I take a look in the script and the paragraph has something to to with the performance data, but futher more I think only Pekka can help.

Dirk

Pekka
16th of August 2005 (Tue), 12:30
Those environment variables are not always available on server, and are in this case used only for status logging. You can silent them by changing

$HTTP_SERVER_VARS['SERVER_NAME'];

to

@$HTTP_SERVER_VARS['SERVER_NAME'];


$HTTP_SERVER_VARS['SERVER_PROTOCOL'];

to

@$HTTP_SERVER_VARS['SERVER_PROTOCOL'];

and

$HTTP_SERVER_VARS['HTTP_ACCEPT_ENCODING'];

to

@$HTTP_SERVER_VARS['HTTP_ACCEPT_ENCODING'];

Oceanwatcher
16th of August 2005 (Tue), 16:20
I am getting some more errors from the feedback.php file. Could this be related?

[Tue Aug 16 19:53:31 2005] [error] PHP Notice: Undefined variable: valid in /xxxx/xxxxx/xxxxxx/feedback.php on line 807
[Tue Aug 16 19:53:31 2005] [error] PHP Notice: Undefined variable: select_output in /xxxx/xxxxx/xxxxxx/feedback.php on line 750
[Tue Aug 16 19:53:31 2005] [error] PHP Notice: Undefined variable: search_row in /xxxx/xxxxx/xxxxxx/feedback.php on line 748
[Tue Aug 16 19:53:31 2005] [error] PHP Notice: Undefined variable: select_output in /xxxx/xxxxx/xxxxxx/feedback.php on line 671
[Tue Aug 16 19:53:31 2005] [error] PHP Notice: Undefined variable: search_row in /xxxx/xxxxx/xxxxxx/feedback.php on line 669

HMetal
17th of August 2005 (Wed), 14:36
I know this is nitpicky and probably I'm being pedantic due to spending the last 6 years developing PHP applications and being an OP in the #php channel on efnet, but I am curious..

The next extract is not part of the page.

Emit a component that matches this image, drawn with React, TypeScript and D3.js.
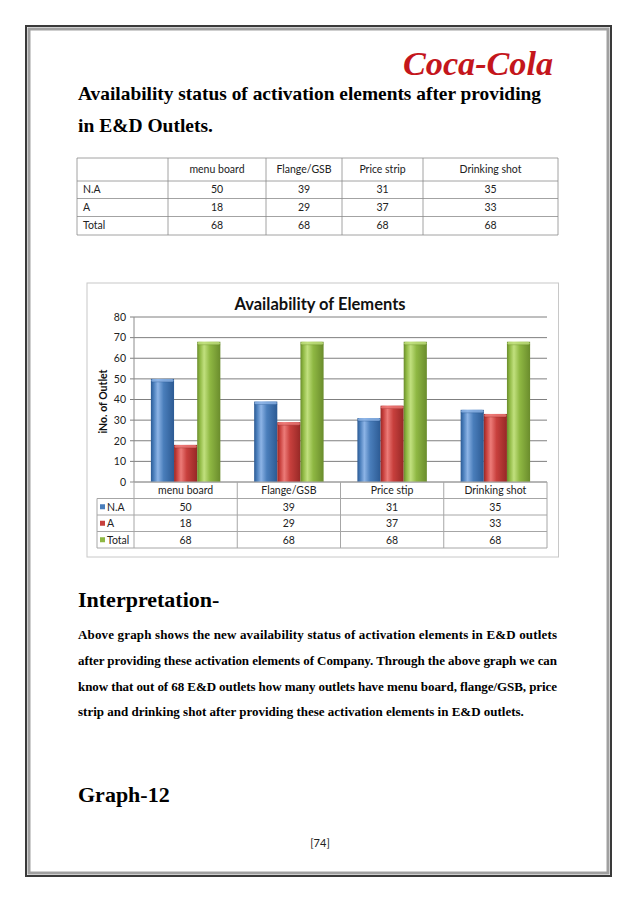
import * as d3 from "d3";

// chart data
const categories = ["menu board", "Flange/GSB", "Price stip", "Drinking shot"];
const tableHeaders = ["menu board", "Flange/GSB", "Price strip", "Drinking shot"];
const seriesNames = ["N.A", "A", "Total"];
const naValues = [50, 39, 31, 35];
const aValues = [18, 29, 37, 33];
const totalValues = [68, 68, 68, 68];
const yTicks = [0, 10, 20, 30, 40, 50, 60, 70, 80];

const paragraph = [
  "Above graph shows the new availability status of activation elements in E&D outlets",
  "after providing these activation elements of Company. Through the above graph we can",
  "know that out of 68 E&D outlets how many outlets have menu board, flange/GSB, price",
  "strip and drinking shot after providing these activation elements in E&D  outlets.",
];

const series = [
  { name: seriesNames[0], values: naValues, base: "#4a7ebb", light: "#8db4e6", dark: "#2c5a93" },
  { name: seriesNames[1], values: aValues, base: "#c8403d", light: "#ec7b78", dark: "#962826" },
  { name: seriesNames[2], values: totalValues, base: "#8fb843", light: "#c1e07e", dark: "#6a8c2c" },
];

const SERIF = "'Liberation Serif', 'Times New Roman', serif";
const SANS = "Lato, 'Open Sans', sans-serif";

// plot box
const P = { left: 134, right: 547, top: 317, bottom: 482 };
const ROW = 16.5;

function GradientDefs() {
  return (
    <defs>
      {series.map((s, i) => (
        <linearGradient key={i} id={`bar-${i}`} x1="0" x2="1" y1="0" y2="0">
          <stop offset="0" stopColor={s.dark} />
          <stop offset="0.12" stopColor={s.base} />
          <stop offset="0.3" stopColor={s.light} />
          <stop offset="0.55" stopColor={s.base} />
          <stop offset="1" stopColor={s.dark} />
        </linearGradient>
      ))}
    </defs>
  );
}

function Chart() {
  const x = d3.scaleBand<string>().domain(categories).range([P.left, P.right]);
  const inner = d3
    .scaleBand<string>()
    .domain(seriesNames)
    .range([0, x.bandwidth()])
    .paddingOuter(0.73);
  const y = d3.scaleLinear().domain([0, 80]).range([P.bottom, P.top]);

  const tableTop = P.bottom;
  const legendLeft = 97;

  return (
    <g>
      {/* chart frame */}
      <rect x={87} y={283} width={471.5} height={274} fill="#fff" stroke="#c8c8c8" strokeWidth={1} />
      <text x={320} y={310} textAnchor="middle" fontFamily={SANS} fontWeight={700} fontSize={16.5} fill="#111">
        Availability of Elements
      </text>
      <text
        transform={`translate(107,${(P.top + P.bottom) / 2 + 2}) rotate(-90)`}
        textAnchor="middle"
        fontFamily={SANS}
        fontWeight={700}
        fontSize={10.5}
        fill="#111"
      >
        iNo. of Outlet
      </text>

      {yTicks.map((t) => (
        <g key={t}>
          <line x1={P.left - 4} x2={P.right} y1={y(t)} y2={y(t)} stroke={t === 0 ? "#8c8c8c" : "#7f7f7f"} strokeWidth={1} />
          <text x={126} y={y(t) + 3.8} textAnchor="end" fontFamily={SANS} fontSize={10.5} fill="#222">
            {t}
          </text>
        </g>
      ))}
      <line x1={P.left} x2={P.left} y1={P.top} y2={P.bottom} stroke="#8c8c8c" />

      {series.map((s, si) =>
        categories.map((c, ci) => {
          const bx = x(c)! + inner(s.name)!;
          const bw = inner.bandwidth();
          const top = y(s.values[ci]);
          return (
            <g key={`${si}-${ci}`}>
              <rect x={bx} y={top} width={bw} height={P.bottom - top} fill={`url(#bar-${si})`} />
              <rect x={bx + 0.5} y={top} width={bw - 1} height={3} rx={1.5} fill={s.light} opacity={0.8} />
              <line x1={bx} x2={bx + bw} y1={top + 3} y2={top + 3} stroke={s.dark} strokeWidth={0.6} opacity={0.6} />
            </g>
          );
        })
      )}

      {/* data table under the plot */}
      <g fontFamily={SANS} fontSize={10.5} fill="#222">
        {categories.map((c) => (
          <text key={c} x={x(c)! + x.bandwidth() / 2} y={tableTop + ROW / 2 + 3.8} textAnchor="middle">
            {c}
          </text>
        ))}
        {series.map((s, si) => {
          const ry = tableTop + ROW * (si + 1);
          return (
            <g key={s.name}>
              <rect x={legendLeft + 3} y={ry + ROW / 2 - 2.5} width={5} height={5} fill={s.base} />
              <text x={legendLeft + 10} y={ry + ROW / 2 + 3.8}>
                {s.name}
              </text>
              {categories.map((c, ci) => (
                <text key={c} x={x(c)! + x.bandwidth() / 2} y={ry + ROW / 2 + 3.8} textAnchor="middle">
                  {s.values[ci]}
                </text>
              ))}
            </g>
          );
        })}
      </g>
      <g stroke="#a6a6a6" strokeWidth={1} fill="none">
        <line x1={P.left} x2={P.right} y1={tableTop} y2={tableTop} />
        {[1, 2, 3, 4].map((r) => (
          <line key={r} x1={legendLeft} x2={P.right} y1={tableTop + ROW * r} y2={tableTop + ROW * r} />
        ))}
        <line x1={legendLeft} x2={legendLeft} y1={tableTop + ROW} y2={tableTop + ROW * 4} />
        {categories.map((c) => (
          <line key={c} x1={x(c)!} x2={x(c)!} y1={tableTop} y2={tableTop + ROW * 4} />
        ))}
        <line x1={P.right} x2={P.right} y1={tableTop} y2={tableTop + ROW * 4} />
      </g>
    </g>
  );
}

function PageTable() {
  const cols = [77, 168, 266, 342, 423, 558];
  const rows = [158, 181, 198.5, 216.5, 235];
  const body = [naValues, aValues, totalValues];
  return (
    <g>
      <g fontFamily={SANS} fontSize={10.5} fill="#222">
        {tableHeaders.map((h, i) => (
          <text key={h} x={(cols[i + 1] + cols[i + 2]) / 2} y={(rows[0] + rows[1]) / 2 + 3.7} textAnchor="middle">
            {h}
          </text>
        ))}
        {body.map((vals, r) => (
          <g key={r}>
            <text x={83} y={(rows[r + 1] + rows[r + 2]) / 2 + 3.7}>
              {seriesNames[r]}
            </text>
            {vals.map((v, i) => (
              <text key={i} x={(cols[i + 1] + cols[i + 2]) / 2} y={(rows[r + 1] + rows[r + 2]) / 2 + 3.7} textAnchor="middle">
                {v}
              </text>
            ))}
          </g>
        ))}
      </g>
      <g stroke="#8c8c8c" strokeWidth={0.8}>
        {rows.map((ry) => (
          <line key={ry} x1={cols[0]} x2={cols[5]} y1={ry} y2={ry} />
        ))}
        {cols.map((cx) => (
          <line key={cx} x1={cx} x2={cx} y1={rows[0]} y2={rows[4]} />
        ))}
      </g>
    </g>
  );
}

export default function App() {
  return (
    <svg
      width={638}
      height={903}
      viewBox="0 0 638 903"
      style={{ position: "absolute", left: 0, top: 0, background: "#fff" }}
    >
      <GradientDefs />
      <rect width={638} height={903} fill="#fff" />

      {/* page frame: dark outer line, grey inner band */}
      <rect x={26} y={26} width={585} height={850} fill="none" stroke="#3a3a3a" strokeWidth={2} />
      <rect x={29} y={29} width={579} height={844} fill="none" stroke="#a0a0a0" strokeWidth={3} />

      {/* logo */}
      <text
        x={403}
        y={75}
        fontFamily={SERIF}
        fontStyle="italic"
        fontWeight={700}
        fontSize={33}
        fill="#c4161c"
        textLength={150}
        lengthAdjust="spacingAndGlyphs"
      >
        Coca-Cola
      </text>

      <g fontFamily={SERIF} fontWeight={700} fill="#000">
        <text x={78} y={100} fontSize={19} textLength={463} lengthAdjust="spacingAndGlyphs">
          Availability status of activation elements after providing
        </text>
        <text x={78} y={132} fontSize={19} textLength={135} lengthAdjust="spacingAndGlyphs">
          in E&amp;D Outlets.
        </text>
      </g>

      <PageTable />
      <Chart />

      <g fontFamily={SERIF} fontWeight={700} fill="#000">
        <text x={78} y={607} fontSize={22}>
          Interpretation-
        </text>
        {paragraph.map((line, i) => (
          <text
            key={i}
            x={78}
            y={639 + i * 25.8}
            fontSize={13}
            textLength={i < paragraph.length - 1 ? 479 : undefined}
            lengthAdjust="spacing"
          >
            {line}
          </text>
        ))}
        <text x={78} y={802} fontSize={22}>
          Graph-12
        </text>
      </g>
      <text x={320} y={847} textAnchor="middle" fontFamily={SANS} fontSize={11} fill="#222">
        [74]
      </text>
    </svg>
  );
}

1. Why aren't you using the newer/better superglobal variables instead of using those old-style global variable names? I'm sure most sensible, security conscious hosts have upgraded past PHP 4.1.2 where the newly implemented superglobals were found to be stable. You should change those to superglobals and require PHP 4.1.2 or greater for EE.

2. Even if those variables were not defined in his installation, he shouldn't be getting warnings if the code followed certain variable access standards. I know he can disable PHP error/warning messages but the better way would be to use a conditional test on variables before you access their values.

e.g.

if(!empty($_SERVER['HTTP_ACCEPT_ENCODING'])) { /* code accessing server variable HTTP_ACCEPT_ENCODING goes here */ }

OR

if(isset($_SERVER['HTTP_ACCEPT_ENCODING'])) { /* code accessing server variable HTTP_ACCEPT_ENCODING goes here */ }

Either will work and this would make life simpler for those of us that keep PHP error reporting set at E_ALL and then EE won't fill up our logs with warnings when generated. http://www.photography-on-the.net/forum/images/smilies/icon_smile.gif


Those environment variables are not always available on server, and are in this case used only for status logging. You can silent them by changing

$HTTP_SERVER_VARS['SERVER_NAME'];

to

@$HTTP_SERVER_VARS['SERVER_NAME'];


$HTTP_SERVER_VARS['SERVER_PROTOCOL'];

to

@$HTTP_SERVER_VARS['SERVER_PROTOCOL'];

and

$HTTP_SERVER_VARS['HTTP_ACCEPT_ENCODING'];

to

@$HTTP_SERVER_VARS['HTTP_ACCEPT_ENCODING'];

Oceanwatcher
17th of August 2005 (Wed), 21:10
Well, no more errormessages from list.php the last day. Thank you, Pekka.

Now I only have to worry about the feedback.php messages. Can those errors mess up the feedback system?